Originally Posted by Naples
So..?
$2u du = 3y^2 dy$
$u^2 = y^3 + A$
$u = y^(^3^/^2^) + A^(^1^/^2^)$
$y' = y^(^3^/^2^) + A^(^1^/^2^)$
$A=0$
$y' = y^(^3^/^2^)$
$y = (2/5)y^(^5^/^2^) + B$
$B = 3/5$
$y = (2/5)y^(^5^/^2^) + (3/5)$

Not quite.
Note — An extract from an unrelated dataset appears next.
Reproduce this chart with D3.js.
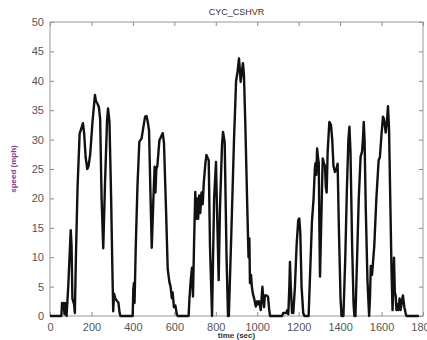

Unless you have some inital conditons I don't think this will simplify very nicely.
We have

$2u\frac{du}{dy}=3y^2 \iff \int udu = \int 3y^2dy \implies u^2=y^3+C \implies u=\pm \sqrt{y^3+C}$

But now we get

$\frac{dy}{dx}= \pm \sqrt{y^3+C} \implies \int \frac{dy}{\sqrt{y^3+C}}= \pm \int dx \implies x=\pm \int \frac{dy}{\sqrt{y^3+C}}$
• May 8th 2011, 05:56 PM
Naples
I was given the initial conditions y(0)=1 and y'(0)=1
Sorry I forgot to put them in the original post
• May 8th 2011, 06:14 PM
TheEmptySet
Quote:

Originally Posted by Naples
I was given the initial conditions y(0)=1 and y'(0)=1
Sorry I forgot to put them in the original post

Yes this is good!

Now since

$y'=u$

We can use the equation above and the intial condions to get

$u^2= y^3+C \implies 1^2 = 1^3 +0 \implies C=0$

Now we just have to solve the ODE

$(y')^2=y^3 \implies \frac{dy}{dx} = \pm y^{\frac{3}{2}} \implies y^{-\frac{3}{2}}dy = \pm dx \implies \frac{-2}{\sqrt{y}}= \pm x+D$

Now use the initial conditions and solve for y. The solution to this equation is not unique.
• May 8th 2011, 06:37 PM
Naples
• May 8th 2011, 06:46 PM
TheEmptySet
Quote:
Yes that is correct. You can verify the solution by plugging back into the original ODE.